Maintenance Fundamentals – The Basics Matter
In maintenance we are often looking for a single solution to a very complicated problem. We hope that by implementing better technology, newer equipment, or newer improvement processes we can solve our maintenance issues. On a positive note, more often that not we can probably save our money on the above equipment, technology and processes; however, there is no easy fix. We frequently find that the most complicated problems arise from small, unobserved sources; these are the very elements that we tend to pay too little attention to because they are small or viewed as too basic.
Let's use lubrication as an example. Many organizations do not invest enough thought, skill, process, training, or execution follow-up into the basics of lubrication. If you have ever tried to define how much grease to apply to one bearing grease fitting, you quickly gain an understanding of how unclear the fundamentals can be in a plant. Worse yet, if we fail to define the basics, we risk high variation and lack of standardization in the process.
The same logic applies to cleaning, PMs, sanitation (in food environments), or even maintenance shop organization. Failure to execute the basics well will have significant impact on the output and reliability of the organization.

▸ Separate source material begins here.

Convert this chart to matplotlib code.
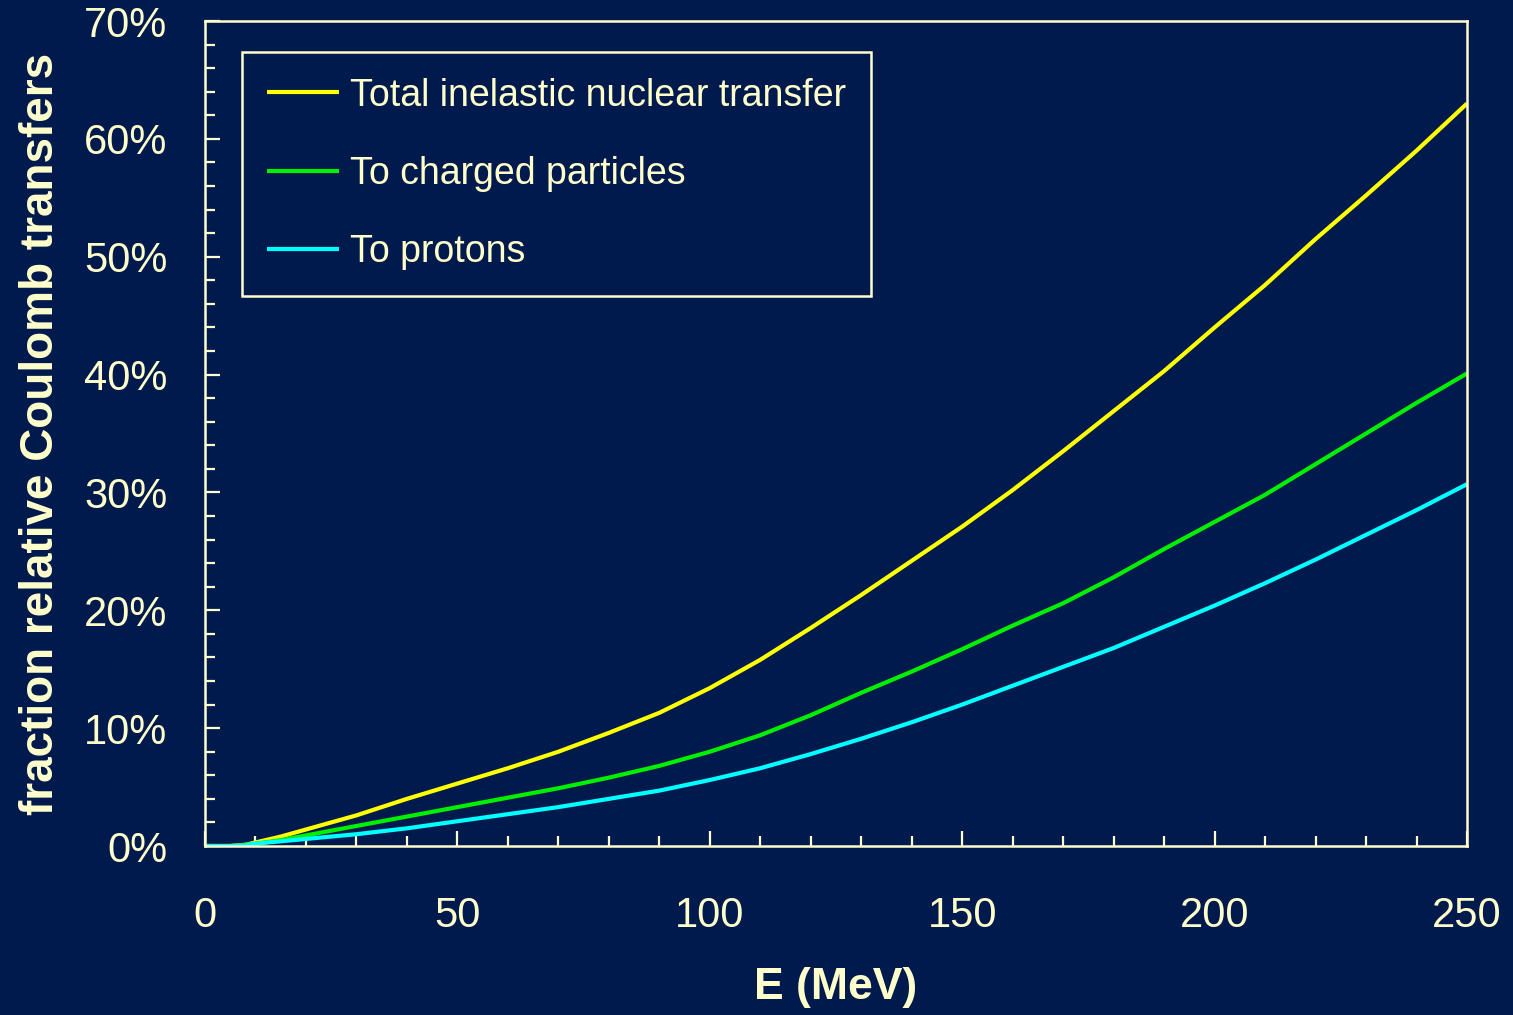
import matplotlib.pyplot as plt
from matplotlib.ticker import MultipleLocator, FuncFormatter

# Energy grid (MeV) and fractions (%) of the Coulomb transfer
energy = [0, 5, 8, 10, 15, 20, 25, 30, 40, 50, 60, 70, 80, 90, 100, 110, 120,
          130, 140, 150, 160, 170, 180, 190, 200, 210, 220, 230, 240, 250]
total_inelastic = [0, 0, 0.1, 0.3, 0.8, 1.4, 2.0, 2.6, 4.0, 5.3, 6.6, 8.0, 9.6,
                   11.3, 13.4, 15.8, 18.5, 21.3, 24.2, 27.1, 30.2, 33.5, 36.9,
                   40.3, 44.0, 47.6, 51.5, 55.2, 59.0, 63.0]
charged = [0, 0, 0.1, 0.2, 0.5, 0.9, 1.3, 1.7, 2.5, 3.3, 4.1, 4.9, 5.8, 6.8,
           8.0, 9.4, 11.1, 13.0, 14.8, 16.7, 18.7, 20.6, 22.8, 25.2, 27.5,
           29.8, 32.4, 35.0, 37.6, 40.1]
protons = [0, 0, 0.05, 0.2, 0.4, 0.6, 0.8, 1.0, 1.5, 2.1, 2.7, 3.3, 4.0, 4.7,
           5.6, 6.6, 7.8, 9.1, 10.5, 12.0, 13.6, 15.2, 16.8, 18.6, 20.4, 22.3,
           24.3, 26.4, 28.5, 30.7]

labels = ['Total inelastic nuclear transfer', 'To charged particles', 'To protons']
colors = ['#FFFF00', '#00F000', '#00FFFF']

bg = '#001A4D'
fg = '#FFFFCC'

plt.rcParams['font.family'] = ['Liberation Sans', 'DejaVu Sans']

fig = plt.figure(figsize=(15.13, 10.15), dpi=100, facecolor=bg)
ax = fig.add_axes([0.1355, 0.1665, 0.8341, 0.8128], facecolor=bg)

for y, lab, c in zip([total_inelastic, charged, protons], labels, colors):
    ax.plot(energy, y, color=c, lw=3, label=lab, solid_capstyle='butt')

ax.set_xlim(0, 250)
ax.set_ylim(0, 70)

# Spines and ticks
for s in ax.spines.values():
    s.set_color(fg)
    s.set_linewidth(1.8)

ax.xaxis.set_major_locator(MultipleLocator(50))
ax.xaxis.set_minor_locator(MultipleLocator(10))
ax.yaxis.set_major_locator(MultipleLocator(10))
ax.yaxis.set_minor_locator(MultipleLocator(2))
ax.yaxis.set_major_formatter(FuncFormatter(lambda v, p: '%d%%' % v))

ax.tick_params(which='both', direction='in', colors=fg, width=1.6,
               top=False, right=False)
ax.tick_params(which='major', length=11, labelsize=30)
ax.tick_params(which='minor', length=7.5)
ax.tick_params(axis='x', which='major', pad=36)
ax.tick_params(axis='y', which='major', pad=27)

ax.set_xlabel('E (MeV)', fontsize=32, fontweight='bold', color=fg, labelpad=22)
ax.set_ylabel('fraction relative Coulomb transfers', fontsize=33,
              fontweight='bold', color=fg, labelpad=15)

leg = ax.legend(loc='upper left', bbox_to_anchor=(0.0293, 0.9624),
                borderaxespad=0, fontsize=27, frameon=True, fancybox=False,
                handlelength=1.9, handletextpad=0.3, labelspacing=1.13,
                borderpad=0.68)
frame = leg.get_frame()
frame.set_facecolor(bg)
frame.set_edgecolor(fg)
frame.set_linewidth(1.8)
frame.set_alpha(1)
for t in leg.get_texts():
    t.set_color(fg)

fig.savefig('out.png', dpi=100, facecolor=bg)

When I trained in the Toyota Production System concepts, the Japanese teachers would stress the importance of 5S at our plant (Sort, Set, Shine, Standardize, Sustain). At first I could not understand the strong emphasis of 5S. I knew that the efficiency of the organization would increase, but the return would be low and difficult to measure. My teacher turned to me one day and said “Greg, why do you think your organization is ready for oil analysis or Reliability Centered Maintenance when you cannot even hang the broom back in the proper spot when finished with the job” I realized that if we did not have the basic discipline to hang a broom, run a grease gun properly, or clean a workspace, we would never sustain more complicated processes. Basics matter and matter a lot.
I walk into plants every week that are missing the maintenance basics. I do have the advantage of an outside set of eyes; however, organizations must groom internal people to spot equipment defects, identify lack of cleaning to inspect, and recognize poor lubrication practices, as the starting point for eliminating larger problems. Just like our safety mind-set, more hazardous opportunities to fall or be injured can lead to more actual safety incidents. The more equipment defects (leaks, missing bolts, cracks, etc.), missed lubrication points, or unclean areas, the greater the likelihood of larger problems arising.
The good news is that it is not that costly to re-focus and re-establish expectation for doing the basics well in your plant. The bad news is that the final exam is one year from now, a measure of how focused and sustainable your efforts have been. Remember, the basics matter!